ROANOKE TIMES

                         Roanoke Times
                 Copyright (c) 1995, Landmark Communications, Inc.

DATE: SUNDAY, April 29, 1990                   TAG: 9004300219
SECTION: EDITORIAL                    PAGE: F-3   EDITION: METRO 
SOURCE: STEVE FISHER
DATELINE:                                 LENGTH: Long


STRIKE IS OVER, BUT NOT COALFIELD WOES

ALTHOUGH the United Mine Workers' 10 1/2-month strike against Pittston Coal was settled some weeks ago, union members and their families still are celebrating. Their celebration is not likely to be permanent, however, for the new contract will have little or no impact on the major problems faced by most coalfield residents.

Pittston was out to break the union, and company officials proclaimed that they were ready to endure a two-year strike. But the union would not buckle, and eventually won company concessions on almost every crucial issue.

Union negotiators successfully fought efforts to cut pension benefits or active miners' 100-percent health-care coverage. The contract provides job-security protection, and offers laid-off miners the right to claim jobs at Pittston's non-union mines and at the mines of its contractors. Labor and citizen victories are hard to come by in the Appalachian mountains, and one of this magnitude merits celebration.

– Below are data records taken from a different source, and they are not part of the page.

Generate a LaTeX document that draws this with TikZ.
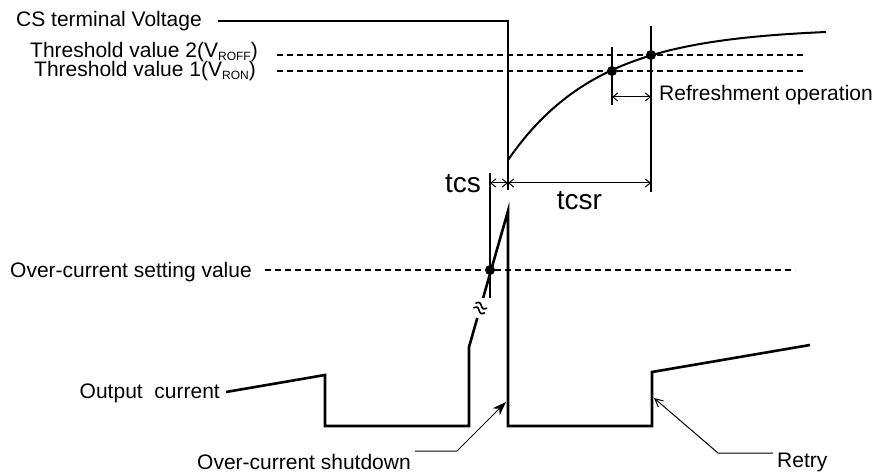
\documentclass[tikz,border=0pt]{standalone}
\usepackage{fontspec}
\setmainfont{Liberation Sans}
\usetikzlibrary{arrows.meta}
\begin{document}
\begin{tikzpicture}[x=1pt,y=-1pt,
  sig/.style={line width=2.6pt, line join=miter},
  vline/.style={line width=2.2pt},
  curvel/.style={line width=2pt},
  dline/.style={line width=1.1pt, dash pattern=on 6pt off 4pt},
  dimarr/.style={line width=1pt, {Straight Barb[length=5pt,width=8pt]}-{Straight Barb[length=5pt,width=8pt]}},
  leader/.style={line width=1pt},
  lbl/.style={inner sep=0pt, font=\fontsize{21}{24}\selectfont},
  big/.style={inner sep=0pt, font=\fontsize{28}{32}\selectfont},
  wave/.style={line width=1.6pt, line cap=round},
  dotm/.style={fill=black}]
\useasboundingbox (0,0) rectangle (876,473);

% ---------- labels ----------
\node[lbl, anchor=base west] (cs) at (16,27) {CS terminal Voltage};
\node[lbl, anchor=base east] (th2) at (258,58) {Threshold value 2(V\raisebox{-3pt}{\fontsize{12}{12}\selectfont ROFF})};
\node[lbl, anchor=base east] (th1) at (256,77) {Threshold value 1(V\raisebox{-3pt}{\fontsize{12}{12}\selectfont RON})};
\node[lbl, anchor=base west] (ocs) at (10,277) {Over-current setting value};
\node[lbl, anchor=base east] (oc) at (220,398) {Output\ \ current};
\node[lbl, anchor=base west] (ref) at (659,101) {Refreshment operation};
\node[lbl, anchor=base west] (sd) at (197,469) {Over-current shutdown};
\node[lbl, anchor=base west] (rt) at (777,467) {Retry};
\node[big, anchor=base east] (tcs) at (481,193) {tcs};
\node[big, anchor=base] (tcsr) at (579.5,210) {tcsr};

% ---------- CS terminal voltage ----------
\coordinate (v0) at (218,21);
\coordinate (v1) at (508,21);
\coordinate (v2) at (508,190);
\draw[sig] (v0) -- (v1) -- (v2);
\draw[curvel] plot[domain=508:826, samples=80, smooth] (\x, {28+132*exp(-(\x-508)/91)});

% ---------- dashed levels ----------
\coordinate (t2a) at (277,55);  \coordinate (t2b) at (805,55);
\coordinate (t1a) at (277,71);  \coordinate (t1b) at (805,71);
\coordinate (oca) at (265,270); \coordinate (ocb) at (795,270);
\draw[dline] (t2a) -- (t2b);
\draw[dline] (t1a) -- (t1b);
\draw[dline] (oca) -- (ocb);

% ---------- marker verticals ----------
\coordinate (r1a) at (612,47);  \coordinate (r1b) at (612,105);
\coordinate (r2a) at (651,26);  \coordinate (r2b) at (651,192);
\coordinate (ta) at (490,173);  \coordinate (tb) at (490,298);
\draw[vline] (r1a) -- (r1b);
\draw[vline] (r2a) -- (r2b);
\draw[vline] (ta) -- (tb);

% ---------- dimension arrows ----------
\coordinate (d1) at (490,183); \coordinate (d2) at (508,183); \coordinate (d3) at (651,183);
\draw[dimarr] (d1) -- (d2);
\draw[dimarr] (d2) -- (d3);
\coordinate (e1) at (612,97); \coordinate (e2) at (651,97);
\draw[dimarr] (e1) -- (e2);

% ---------- dots ----------
\coordinate (p1) at (612,71);
\coordinate (p2) at (651,55);
\coordinate (p3) at (490,270);
\fill[dotm] (p1) circle (5pt);
\fill[dotm] (p2) circle (5pt);
\fill[dotm] (p3) circle (5pt);

% ---------- output current ----------
\coordinate (o0) at (226,392);
\coordinate (o1) at (325,375);
\coordinate (o2) at (325,426);
\coordinate (o3) at (469,426);
\coordinate (o4) at (469,347);
\coordinate (o5) at (477.3,318);
\coordinate (o6) at (483.1,298);
\coordinate (o7) at (508,211);
\coordinate (o8) at (508,426);
\coordinate (o9) at (652,426);
\coordinate (o10) at (652,372);
\coordinate (o11) at (810,345);
\draw[sig] (o0) -- (o1) -- (o2) -- (o3) -- (o4) -- (o5);
\draw[sig] (o6) -- (o7) -- (o8) -- (o9) -- (o10) -- (o11);
% break mark
\coordinate (brk) at (480.2,308);
\begin{scope}[shift={(brk)}, rotate=-25]
  \draw[wave] (-6,-2.6) sin (-3,-4.6) cos (0,-2.6) sin (3,-0.6) cos (6,-2.6);
  \draw[wave] (-6,2.6) sin (-3,0.6) cos (0,2.6) sin (3,4.6) cos (6,2.6);
\end{scope}

% ---------- leaders ----------
\coordinate (s0) at (415,451);
\coordinate (s1) at (457,451);
\coordinate (s2) at (506,402);
\draw[leader, -{Stealth[length=14pt,width=10pt]}] (s0) -- (s1) -- (s2);
\coordinate (q0) at (773,453);
\coordinate (q1) at (718,453);
\coordinate (q2) at (654,398);
\draw[leader, -{Straight Barb[length=8pt,width=8pt]}] (q0) -- (q1) -- (q2);
\end{tikzpicture}
\end{document}
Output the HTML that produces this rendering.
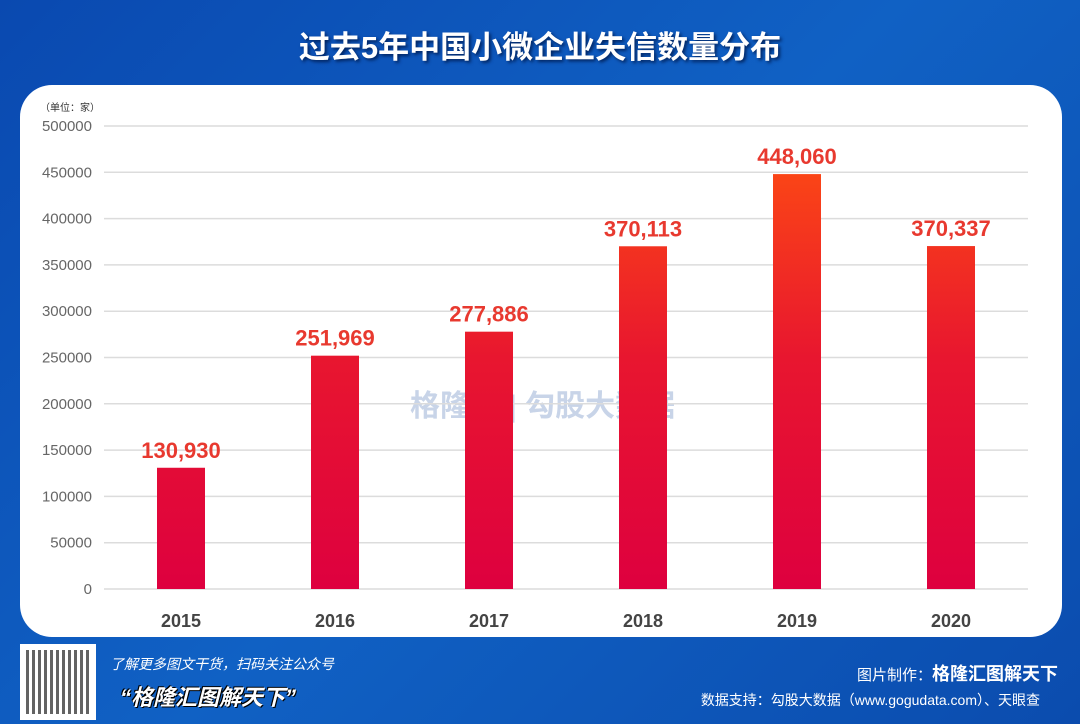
<!DOCTYPE html>
<html><head><meta charset="utf-8"><style>
body{margin:0;width:1080px;height:724px;overflow:hidden;font-family:"Liberation Sans","Noto Sans CJK SC",sans-serif;}
#bg{position:absolute;left:0;top:0;width:1080px;height:724px;background:linear-gradient(135deg,#0a49b0 0%,#1061c4 50%,#0b4cae 100%);}
#panel{position:absolute;left:20px;top:85px;width:1042px;height:552px;background:#fff;border-radius:32px;}
#title{position:absolute;top:22px;width:1080px;text-align:center;color:#fff;font-size:31px;font-weight:bold;text-shadow:2px 2px 3px #02245f;}
.ft{position:absolute;color:#fff;}
</style></head><body>
<div id="bg"></div>
<div id="title">过去5年中国小微企业失信数量分布</div>
<div id="panel"></div>
<svg id="chart" width="1080" height="724" style="position:absolute;left:0;top:0">
<defs><linearGradient id="g" gradientUnits="userSpaceOnUse" x1="0" y1="589" x2="0" y2="127"><stop offset="0" stop-color="#de003f"/><stop offset="0.5" stop-color="#e8162f"/><stop offset="1" stop-color="#ff5010"/></linearGradient></defs>
<text x="40" y="111" font-size="10" fill="#333">（单位：家）</text>
<text x="410" y="416" font-size="30" fill="#c8d4e8" font-weight="bold">格隆汇 | 勾股大数据</text>
</svg>
<div class="ft" style="left:20px;top:644px;width:76px;height:76px;background:#fff"><div style="position:absolute;left:6px;top:6px;width:64px;height:64px;background:repeating-linear-gradient(90deg,#222 0 3px,#fff 3px 6px),#222;opacity:.7"></div></div>
<div class="ft" style="left:110px;top:654px;font-size:14px;font-style:italic">了解更多图文干货，扫码关注公众号</div>
<div class="ft" style="left:120px;top:680px;font-size:22px;font-weight:bold;font-style:italic;text-shadow:1px 1px 0 #000,-1px -1px 0 #000">“格隆汇图解天下”</div>
<div class="ft" style="right:22px;top:660px;font-size:15px">图片制作：<b style="font-size:18px">格隆汇图解天下</b></div>
<div class="ft" style="right:40px;top:690px;font-size:14px">数据支持：勾股大数据（www.gogudata.com）、天眼查</div>
<script>
const categories=["2015","2016","2017","2018","2019","2020"];
const values=[130930,251969,277886,370113,448060,370337];
const valueLabels=["130,930","251,969","277,886","370,113","448,060","370,337"];
const yTicks=[0,50000,100000,150000,200000,250000,300000,350000,400000,450000,500000];
const svg=document.getElementById('chart');const NS='http://www.w3.org/2000/svg';
const y=v=>589-v*(463/500000);const x=i=>181+i*154;
function mk(t,a,txt){const e=document.createElementNS(NS,t);for(const k in a)e.setAttribute(k,a[k]);if(txt!==undefined)e.textContent=txt;svg.appendChild(e);return e;}
yTicks.forEach(v=>{
 const l=mk('line',{x1:104,x2:1028,y1:y(v),y2:y(v),stroke:'#dcdcdc','stroke-width':1.5});
 
 
 const t=mk('text',{x:92,y:y(v)+5,'text-anchor':'end','font-size':15,fill:'#666'},String(v));
 
 
});
categories.forEach((c,i)=>{
 const r=mk('rect',{x:x(i)-24,y:y(values[i]),width:48,height:589-y(values[i]),fill:'url(#g)'});
 
 
 const t=mk('text',{x:x(i),y:y(values[i])-10,'text-anchor':'middle','font-size':22,'font-weight':'bold',fill:'#e8392f'},valueLabels[i]);
 
 
 const k=mk('text',{x:x(i),y:627,'text-anchor':'middle','font-size':18,'font-weight':'bold',fill:'#444'},c);
 
 
});
</script>
</body></html>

Yet, as important as this victory is to the UMW and the labor movement in general, it will not improve the quality of life in the coalfields, where a high percentage of residents fall below the national poverty line. School test-scores in coal areas are well below national averages, while the school-dropout rate is higher and getting worse. By even conservative estimates, there is an immediate housing need of at least 150,000 units in the counties of central Appalachia. Mobile homes constitute the great majority of new housing starts in most coalfield counties.

The Pittston miners kept their full health-care coverage, but their local health-care system is in disarray. Rural Appalachians have long faced the problem of too few hospitals, doctors and other health services. In the 1960s and '70s, these problems were somewhat alleviated by the development of community-based primary-care centers serving many Appalachian towns. But the Reagan budget cuts and the shift to state block-grants forced many of the clinics to close or to reduce severely services and staff.

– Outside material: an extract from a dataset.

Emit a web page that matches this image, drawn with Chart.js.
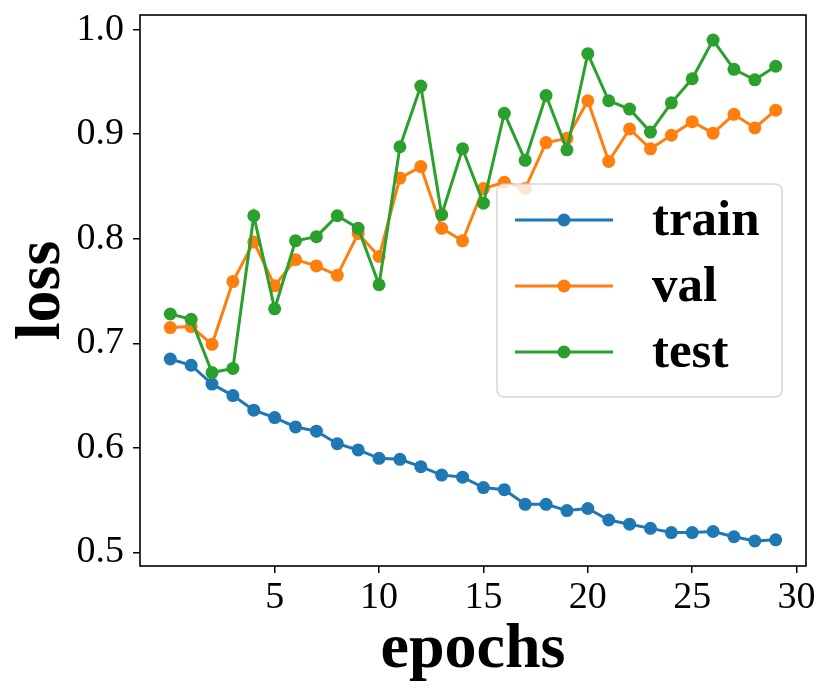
<!DOCTYPE html>
<html>
<head>
<meta charset="utf-8">
<script src="https://cdn.jsdelivr.net/npm/chart.js@4.4.1/dist/chart.umd.min.js"></script>
<style>
  body { margin: 0; background: #fff; }
  #lossChart { display: block; }
</style>
</head>
<body>
<canvas id="lossChart" width="831" height="694"></canvas>
<script>
// values
const epochs = [0, 1, 2, 3, 4, 5, 6, 7, 8, 9, 10, 11, 12, 13, 14, 15, 16, 17, 18, 19, 20, 21, 22, 23, 24, 25, 26, 27, 28, 29];
const trainLoss = [0.685, 0.679, 0.661, 0.650, 0.636, 0.629, 0.620, 0.616, 0.604, 0.598, 0.590, 0.589, 0.582, 0.574, 0.572, 0.562, 0.560, 0.546, 0.546, 0.540, 0.542, 0.531, 0.527, 0.523, 0.519, 0.519, 0.520, 0.515, 0.511, 0.512];
const valLoss = [0.715, 0.716, 0.699, 0.759, 0.797, 0.755, 0.780, 0.774, 0.765, 0.805, 0.783, 0.858, 0.869, 0.810, 0.798, 0.848, 0.854, 0.848, 0.892, 0.896, 0.932, 0.874, 0.905, 0.886, 0.899, 0.912, 0.901, 0.919, 0.906, 0.923];
const testLoss = [0.728, 0.723, 0.672, 0.676, 0.822, 0.733, 0.798, 0.802, 0.822, 0.810, 0.756, 0.888, 0.946, 0.823, 0.886, 0.834, 0.920, 0.875, 0.937, 0.885, 0.977, 0.932, 0.924, 0.902, 0.930, 0.953, 0.990, 0.962, 0.952, 0.965];
const seriesNames = ["train", "val", "test"];
const xTicks = [5, 10, 15, 20, 25, 30];
const yTicks = [0.5, 0.6, 0.7, 0.8, 0.9, 1.0];

const colors = ["#1f77b4", "#ff7f0e", "#2ca02c"];
const serif = "'Liberation Serif', 'DejaVu Serif', serif";

function toPoints(ys) {
  return ys.map((v, i) => ({ x: epochs[i], y: v }));
}

function makeSet(i, ys) {
  return {
    label: seriesNames[i],
    data: toPoints(ys),
    borderColor: colors[i],
    backgroundColor: colors[i],
    borderWidth: 3,
    pointRadius: 6.5,
    pointBorderWidth: 0,
    pointBackgroundColor: colors[i],
    tension: 0,
    order: 3 - i, // test on top, like matplotlib
  };
}

// black frame round the plot area (top + right spines too)
const frame = {
  id: "frame",
  afterDatasetsDraw(chart) {
    const a = chart.chartArea;
    const ctx = chart.ctx;
    ctx.save();
    ctx.strokeStyle = "#000";
    ctx.lineWidth = 1.6;
    ctx.strokeRect(a.left, a.top, a.right - a.left, a.bottom - a.top);
    ctx.restore();
  },
};

// matplotlib-style legend box inside the axes
const boxLegend = {
  id: "boxLegend",
  afterDatasetsDraw(chart) {
    const ctx = chart.ctx;
    const x0 = 497, y0 = 184, w = 285, h = 213;
    ctx.save();
    ctx.beginPath();
    ctx.roundRect(x0, y0, w, h, 7);
    ctx.fillStyle = "rgba(255,255,255,0.8)";
    ctx.fill();
    ctx.lineWidth = 1.5;
    ctx.strokeStyle = "rgba(204,204,204,0.8)";
    ctx.stroke();

    chart.data.datasets.forEach((ds, i) => {
      const cy = 220 + i * 66;
      ctx.strokeStyle = ds.borderColor;
      ctx.lineWidth = 3;
      ctx.beginPath();
      ctx.moveTo(515, cy);
      ctx.lineTo(613, cy);
      ctx.stroke();
      ctx.fillStyle = ds.borderColor;
      ctx.beginPath();
      ctx.arc(564, cy, 6.5, 0, Math.PI * 2);
      ctx.fill();

      ctx.fillStyle = "#000";
      ctx.font = "bold 51px " + serif;
      ctx.textBaseline = "alphabetic";
      ctx.textAlign = "left";
      ctx.fillText(ds.label, 652, cy + 15);
    });
    ctx.restore();
  },
};

new Chart(document.getElementById("lossChart"), {
  type: "line",
  data: {
    datasets: [makeSet(0, trainLoss), makeSet(1, valLoss), makeSet(2, testLoss)],
  },
  options: {
    responsive: false,
    animation: false,
    devicePixelRatio: 1,
    layout: { padding: { top: 15, right: 25, left: 0, bottom: 0 } },
    plugins: {
      legend: { display: false },
      tooltip: { enabled: false },
    },
    scales: {
      x: {
        type: "linear",
        min: -1.45,
        max: 30.45,
        afterBuildTicks: (s) => { s.ticks = xTicks.map((v) => ({ value: v })); },
        afterFit: (s) => { s.height = 128; s.paddingLeft = 0; s.paddingRight = 0; },
        grid: { drawOnChartArea: false, drawTicks: true, tickLength: 7, color: "#000", lineWidth: 1.5 },
        border: { display: false },
        ticks: {
          color: "#000",
          padding: 2,
          maxRotation: 0,
          autoSkip: false,
          font: { family: serif, size: 38 },
          callback: (v) => String(v),
        },
        title: {
          display: true,
          text: "epochs",
          color: "#000",
          font: { family: serif, size: 64, weight: "bold" },
          padding: { top: 0, bottom: 5 },
        },
      },
      y: {
        min: 0.487,
        max: 1.014,
        afterBuildTicks: (s) => { s.ticks = yTicks.map((v) => ({ value: v })); },
        afterFit: (s) => { s.width = 140; s.paddingTop = 0; s.paddingBottom = 0; },
        grid: { drawOnChartArea: false, drawTicks: true, tickLength: 7, color: "#000", lineWidth: 1.5 },
        border: { display: false },
        ticks: {
          color: "#000",
          padding: 9,
          autoSkip: false,
          font: { family: serif, size: 38 },
          callback: (v) => v.toFixed(1),
        },
        title: {
          display: true,
          text: "loss",
          color: "#000",
          font: { family: serif, size: 64, weight: "bold" },
          padding: { top: 4, bottom: 0 },
        },
      },
    },
  },
  plugins: [frame, boxLegend],
});
</script>
</body>
</html>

Coalfied communities face additional health problems related to work and the environment. The new contract will not stop thousands of miners from dying each year from black lung nor will it make coal mining, one of the nation's most dangerous occupations, noticeably safer. It will not remove the health threats to coalfield residents from water pollution due to acid mine-drainage, property damage from longwall mining, or the flooding that comes with strip mines.

Some Pittston miners may have increased job security, but heavy lay-offs and mine closings over the past decade throughout central Appalachia have left thousands of families without work. Forecasts suggest that although coal production will increase, the number of mining jobs will continue to decrease. For example, Pittston will no doubt increase production at its mechanized longwall mines, where it will need fewer miners.

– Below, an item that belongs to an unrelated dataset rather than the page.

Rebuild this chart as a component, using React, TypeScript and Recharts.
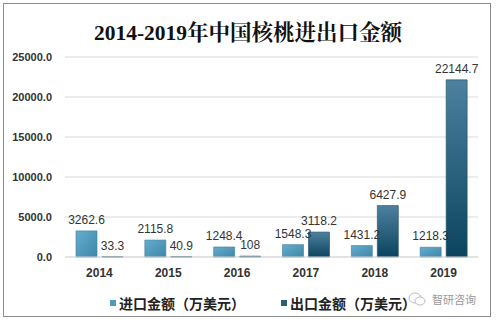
import { BarChart, Bar, XAxis, YAxis, CartesianGrid, LabelList } from 'recharts'

const years = ['2014', '2015', '2016', '2017', '2018', '2019']
const importValues = [3262.6, 2115.8, 1248.4, 1548.3, 1431.2, 1218.3]
const exportValues = [33.3, 40.9, 108, 3118.2, 6427.9, 22144.7]
const yTicks = [0, 5000, 10000, 15000, 20000, 25000]

const IMPORT_NAME = '进口金额（万美元）'
const EXPORT_NAME = '出口金额（万美元）'

const data = years.map((y, i) => ({
  year: y,
  imp: importValues[i],
  exp: exportValues[i],
}))

const SANS = '"Liberation Sans", Arial, sans-serif'
const CJK = '"Noto Sans CJK SC", sans-serif'

export default function App() {
  return (
    <div style={{ position: 'absolute', left: 0, top: 0, width: 496, height: 322, background: '#fff' }}>
      <div
        style={{
          position: 'absolute',
          left: 3,
          top: 3,
          width: 488,
          height: 314,
          border: '1px solid #8c8c8c',
          boxSizing: 'border-box',
        }}
      />
      <div
        style={{
          position: 'absolute',
          left: 0,
          top: 19,
          width: 496,
          textAlign: 'center',
          fontFamily: '"Liberation Serif", "Noto Serif CJK SC", serif',
          fontWeight: 'bold',
          fontSize: 21.5,
          color: '#111',
          lineHeight: '28px',
        }}
      >
        2014-2019年中国核桃进出口金额
      </div>
      <div style={{ position: 'absolute', left: 0, top: 0 }}>
        <BarChart
          width={496}
          height={322}
          data={data}
          margin={{ top: 57, right: 18, bottom: 35, left: 0 }}
          barSize={21}
          barGap={5}
        >
          <defs>
            <linearGradient id="impGrad" x1="0" y1="0" x2="1" y2="1">
              <stop offset="0%" stopColor="#64aed0" />
              <stop offset="100%" stopColor="#3f86a8" />
            </linearGradient>
            <linearGradient id="expGrad" x1="0" y1="0" x2="0" y2="1">
              <stop offset="0%" stopColor="#4d819f" />
              <stop offset="100%" stopColor="#0b445e" />
            </linearGradient>
          </defs>
          <CartesianGrid vertical={false} stroke="#d9d9d9" />
          <XAxis
            dataKey="year"
            axisLine={{ stroke: '#d9d9d9' }}
            tickLine={false}
            tick={{ fontSize: 12, fontWeight: 'bold', fill: '#333', fontFamily: SANS }}
            tickMargin={5}
          />
          <YAxis
            domain={[0, 25000]}
            ticks={yTicks}
            axisLine={false}
            tickLine={false}
            width={65}
            tickMargin={7}
            tickFormatter={(v: number) => v.toFixed(1)}
            tick={{ fontSize: 11, fontWeight: 'bold', fill: '#333', fontFamily: SANS }}
          />
          <Bar dataKey="imp" name={IMPORT_NAME} fill="url(#impGrad)" stroke="#3c7c9a" strokeWidth={0.6} isAnimationActive={false}>
            <LabelList dataKey="imp" position="top" offset={7} style={{ fontSize: 12, fill: '#333', fontFamily: SANS }} />
          </Bar>
          <Bar dataKey="exp" name={EXPORT_NAME} fill="url(#expGrad)" stroke="#1d4f66" strokeWidth={0.6} isAnimationActive={false}>
            <LabelList dataKey="exp" position="top" offset={7} style={{ fontSize: 12, fill: '#333', fontFamily: SANS }} />
          </Bar>
        </BarChart>
      </div>
      <div
        style={{
          position: 'absolute',
          left: 110,
          top: 293,
          display: 'flex',
          alignItems: 'center',
          fontFamily: CJK,
          fontWeight: 'bold',
          fontSize: 14,
          color: '#222',
          lineHeight: '20px',
        }}
      >
        <span style={{ width: 6, height: 6, background: '#4f9bbf', marginRight: 3, display: 'inline-block' }} />
        <span>{IMPORT_NAME}</span>
        <span style={{ width: 6, height: 6, background: '#2a5f7a', marginLeft: 36, marginRight: 3, display: 'inline-block' }} />
        <span>{EXPORT_NAME}</span>
      </div>
      <div
        style={{
          position: 'absolute',
          left: 408,
          top: 291,
          display: 'flex',
          alignItems: 'center',
          fontFamily: CJK,
          fontSize: 11,
          color: '#999',
        }}
      >
        <svg width={18} height={14} style={{ marginRight: 6 }}>
          <ellipse cx={7} cy={6} rx={6} ry={5} fill="none" stroke="#bbb" strokeWidth={1} />
          <ellipse cx={12} cy={9} rx={5} ry={4} fill="#fff" stroke="#bbb" strokeWidth={1} />
        </svg>
        <span>智研咨询</span>
      </div>
    </div>
  )
}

Nor will the new contract change the power relationships within the Appalachian region. Resources will remain tightly controlled in the hands of a few, primarily absentee, corporations that reinvest their profits outside the region while paying little in mineral and property taxes at the local level. State right-to-work laws and a pro-management National Labor Relations Board will still hinder labor-organizing efforts. Textile plants and other manufacturing concerns will continue to ship jobs abroad.

This brief but incomplete list of woes is not meant to diminish what the miners have accomplished, but rather to call attention to the widespread and deeply entrenched nature of Appalachia's problems. But these problems are not unique to the region.

Appalchia's problems may be more severe than in some other sections of the nation, but they are not fundamentally different from those faced by poor and working-class people elsewhere. And the solutions to these problems are similar to what citizen and labor movements are fighting for throughout the United States: full employment, national health insurance, effective and rigorously enforced environmental and occupational-safety laws, meaningful plant-closing legislation, a substantially increased minimum wage, and education and housing reform.

This is a national agenda that will require Appalachians to forge links with groups fighting for social and economic justice in other parts of the country. Indeed, the Pittston strike confirms the importance of such links.

From the beginning, union strategists consciously made the strike a national issue. Strike leaders brought in political figures and labor leaders from around the world. They encouraged involvement by religious leaders; won endorsements from peace, environmental and women's groups; and frequently compared their struggle to the black civil-rights movement. Union members traveled all over the country pleading their cause, while members from other unions were encouraged to visit the strike site and join the picket lines. All these activities helped bring about the federal involvement that led to a settlement.

With the strike resolved, and the union the apparent winner, it's now very easy to fool ourselves into thinking that coalfield residents have improved their lot, rather than simply held the line in one bitter skirmish. The news glare has subsided, so the reality of poverty in Appalachia can be most conveniently put out of mind.